Avendo la sentenza impugnata accertato ed il ricorrente specificamente confermato che il suo terreno è incluso dal P.F. del comune in zona E1, destinata a verde attrezzato, nessun dubbio può sussistere sulla sua natura non edificabile postulata dalla giurisprudenza di questa Corte del tutto consolidata a partire quanto meno dalla decisione 172/2001 delle Sezioni Unite invocata dallo stesso ricorrente, secondo cui: 1) la stima dell’indennizzo espropriativo nella normativa dell’art. 5 bis è caratterizzata dalla rigida dicotomia, che non lascia spazi per un tertium genus, tra “aree edificabili” (indennizzabili in percentuale del loro valore venale) ed “aree agricole” o “non classificabili come edificabili” (tuttora indennizzabili in base a valori agricoli tabellari ex legge n. 865 del 1971); 2) detta normativa enuncia la regola assoluta che – un’area va ritenuta edificabile quando, e per il solo fatto che, come tale, essa risulti classificata al momento della vicenda ablativa dagli strumenti urbanistici, secondo un criterio di prevalenza o autosufficienza della edificabilità legale: perciò escludendo le possibilità legali di edificazione tutte le volte in cui la zona sia stata concretamente vincolata ad un utilizzo meramente pubblicistico (verde pubblico, attrezzature pubbliche, viabilità ecc.) in quanto dette classificazioni apportano un vincolo di destinazione che preclude ai privati tutte quelle forme di trasformazione del suolo che sono riconducibili alla nozione tecnica di edificazione e che sono, come tali, soggette al regime autorizzatorio previsto dalla vigente legislazione edilizia. (Da ultimo: Cass. 665/2010; 404/2010;

21396/2009; 21095/2009; 17995/2009).

Pertanto non è esatto che la successiva sentenza 173/2001 delle stesse Sezioni Unite abbia qualificato edificabile un’area destinata a parcheggi pubblici, tale qualifica avendo riservato a quei parcheggi localizzati nell’ambito di una zona edificatoria (esemplificativamente: all’interno di un PEEP), posto che per l’art. 5 bis, comma 3, non si deve tener conto del vincolo preordinato all’esproprio (ma della classificazione di zona); ed avendola invece esclusa allorquando vengano costruiti in zona destinata e vincolata in via generale ed astratta, come nella fattispecie, ad utilizzazioni meramente pubblicistiche. E d’altra parte a nulla rileva (Cass. 2702/2010) che lo strumento attuativo preveda che il comune per la esecuzione (necessariamente) dei relativi impianti ed attrezzature di interesse generale possa avvalersi dell’intervento di privati: in quanto per attribuire destinazione edificatoria alla zona occorreva che il P.F. (e non lo strumento attuativo) prevedesse destinazioni realizzabili anche ad iniziativa privata e quindi attuabili per volontà e scelta rimesse alla discrezionalità del soggetto privato (da ultimo Cass. sez. un. 28051/2008). Laddove nel caso tutte le utilizzazioni individuate dallo stesso strumento attuativo (giardini, parchi per lo sport, ecc.) sono devolute all’iniziativa esclusiva dello stesso comune,come da ultimo conferma la circostanza che non è previsto alcun indice territoriale di edificazione (onde definire il complessivo carico di edificazione che può gravare sull’intera superficie della zona), ma soltanto quello fondiario per ciascuna tipologia di opera pubblica realizzanda.

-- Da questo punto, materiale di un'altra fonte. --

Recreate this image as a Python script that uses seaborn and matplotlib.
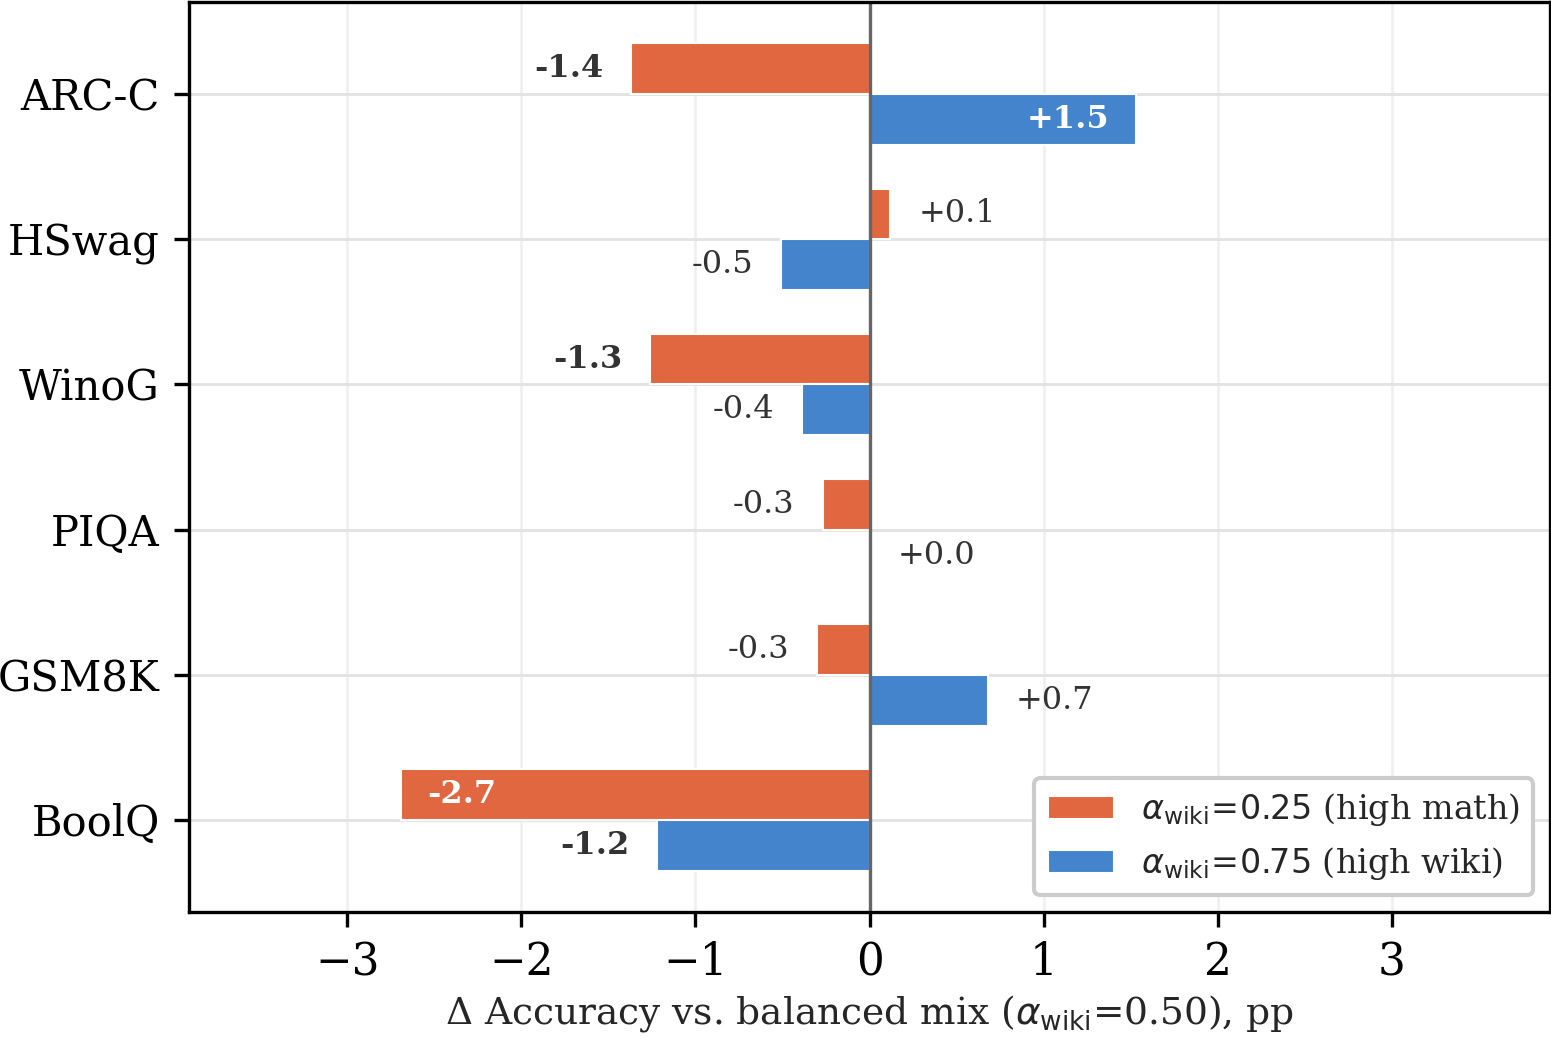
import matplotlib
matplotlib.use("Agg")
import matplotlib.pyplot as plt
import pandas as pd
import seaborn as sns

# Benchmarks (top to bottom) and deltas vs. the balanced mix, in pp
BENCHMARKS = ["ARC-C", "HSwag", "WinoG", "PIQA", "GSM8K", "BoolQ"]
DELTA_MATH = [-1.37, 0.12, -1.26, -0.27, -0.30, -2.69]   # alpha_wiki = 0.25
DELTA_WIKI = [1.53, -0.51, -0.39, 0.00, 0.68, -1.22]     # alpha_wiki = 0.75
SERIES = [r"$\alpha_{\rm wiki}\!=\!0.25$ (high math)", r"$\alpha_{\rm wiki}\!=\!0.75$ (high wiki)"]
COLORS = ["#E0673F", "#4484CC"]
TEXT_DARK = "#333333"

sns.set_theme(style="whitegrid")
plt.rcParams.update({
    "font.family": ["DejaVu Serif"],
    "mathtext.fontset": "dejavusans",
    "axes.edgecolor": "black",
    "axes.linewidth": 0.8,
    "axes.facecolor": "white",
    "grid.color": "#ececec",
    "grid.linewidth": 0.7,
    "xtick.bottom": True,
    "ytick.left": True,
    "xtick.major.size": 3.5,
    "ytick.major.size": 3.5,
    "xtick.major.width": 0.8,
    "ytick.major.width": 0.8,
    "xtick.color": "black",
    "ytick.color": "black",
})

df = pd.DataFrame({
    "benchmark": BENCHMARKS * 2,
    "series": [SERIES[0]] * len(BENCHMARKS) + [SERIES[1]] * len(BENCHMARKS),
    "delta": DELTA_MATH + DELTA_WIKI,
})

fig, ax = plt.subplots(figsize=(1552 / 300, 1037 / 300), dpi=300)
fig.subplots_adjust(left=0.1218, right=0.9987, top=0.998, bottom=0.1205)

sns.barplot(
    data=df, y="benchmark", x="delta", hue="series",
    order=BENCHMARKS, hue_order=SERIES, palette=COLORS,
    orient="h", width=0.7, edgecolor="white", linewidth=0.5,
    saturation=1, ax=ax,
)

ax.axvline(0, color="#666666", lw=0.8, zorder=1.5)
ax.grid(axis="y", color="#e3e3e3", lw=0.7)
ax.grid(axis="x", color="#eeeeee", lw=0.6)

for container in ax.containers:
    for bar in container:
        v = bar.get_width()
        yc = bar.get_y() + bar.get_height() / 2
        label = f"{v:+.1f}"
        big = abs(v) >= 1.0
        inside = abs(v) >= 1.5
        weight = "bold" if big else "normal"
        if inside:
            x = v - 0.15 if v > 0 else v + 0.15
            ha = "right" if v > 0 else "left"
            color = "white"
        else:
            x = v + 0.16 if v >= 0 else v - 0.16
            ha = "left" if v >= 0 else "right"
            color = TEXT_DARK
        ax.text(x, yc, label, ha=ha, va="center", fontsize=7.7,
                fontweight=weight, color=color, zorder=4)

ax.set_xlim(-3.91, 3.91)
ax.set_ylim(5.635, -0.635)
ax.set_xticks([-3, -2, -1, 0, 1, 2, 3])
ax.tick_params(axis="x", labelsize=10.5, pad=3.5)
ax.tick_params(axis="y", labelsize=10, pad=3.5)
ax.set_ylabel("")
ax.set_xlabel(r"Δ Accuracy vs. balanced mix ($\alpha_{\rm wiki}$=0.50), pp",
              fontsize=9, labelpad=2)
for s in ax.spines.values():
    s.set_visible(True)
    s.set_color("black")
    s.set_linewidth(0.8)

ax.legend(loc="lower right", fontsize=8, frameon=True, framealpha=1,
          edgecolor="#cccccc", fancybox=True, title=None)

fig.savefig("out.png", dpi=300)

Il rigetto del ricorso comporta la condanna del soccombente E. al pagamento delle spese processuali.

P.Q.M.

La Corte, rigetta il ricorso e condanna il ricorrente al pagamento delle spese processuali che liquida in favore del comune in complessivi Euro 2.700,00, di cui Euro 2.500,00 per onorario di difesa, oltre a spese generali ed accessori come per legge.

Così deciso in Roma, il 17 gennaio 2011.